Diarmuid Murphy and Micheal Quirke, from the outset, were confirmed as part of the new-look management team. O'Connor has now added former Down manager Paddy Tally and Arthur Fitzgerald to the ticket, with the promise of more additions to come.
"Paddy will come in as a coach, he's a clever operator, Arthur Fitzgerald will also join the backroom team, assisting S&C coach Jason McGahan. More names will be added, that's the way it is with management teams these days."
It's no surprise that O'Connor is excited by the challenge that lies ahead, and the high expectation that he and his team will have to deliver Sam Maguire.

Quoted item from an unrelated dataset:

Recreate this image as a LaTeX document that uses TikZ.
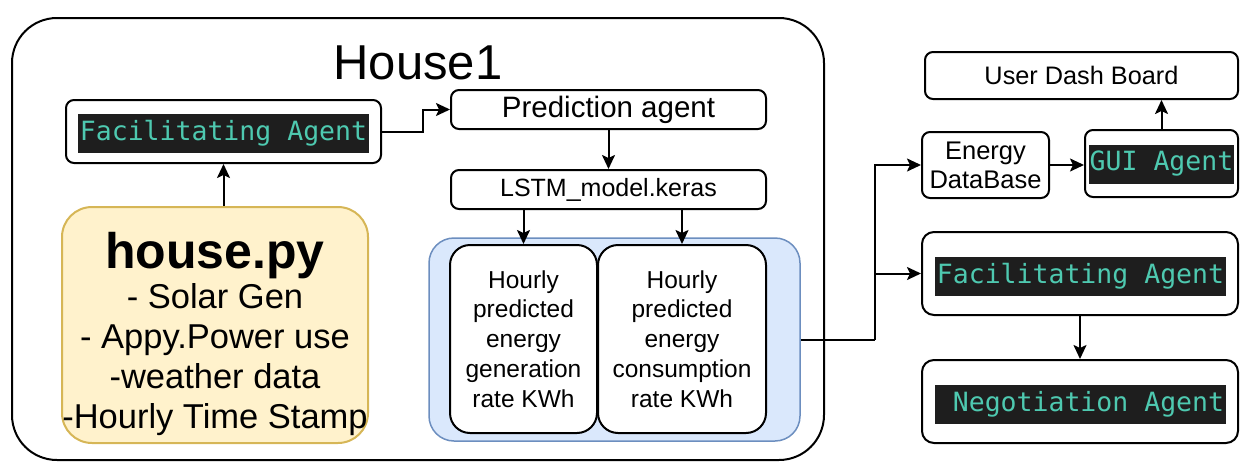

"I'm well aware of the expectations, I've been there before. There's always pressure in Kerry. I'm prepared to live with that.
"There are no certainties in life, no guarantees that Kerry will win an All-Ireland but if you don't take chances in life you'll never get anywhere.
"I'm retired from the teaching post; I've good bit of time on my hands, good bit of energy and the interest. I see it as a big challenge working with lads I had as minors in 2014 and 2015 and seeing can we get that ultimate success at senior level."
Kerry have long seen themselves as footballing purists, though Jack O'Connor did add a certain toughness to the sides he managed during the 2000s. When asked whether it will be a case of mixing it again, the 61-year-old added that "it's not as simple as that".
He then quoted a former player and selector Johnny Culloty.
"Kerry will always have a certain style of playing. Johnny said when he was involved with me in 2004: 'Jack, not only have you to win in Kerry, but you have to win in style'".
To just win Sam in 2022 will do for now.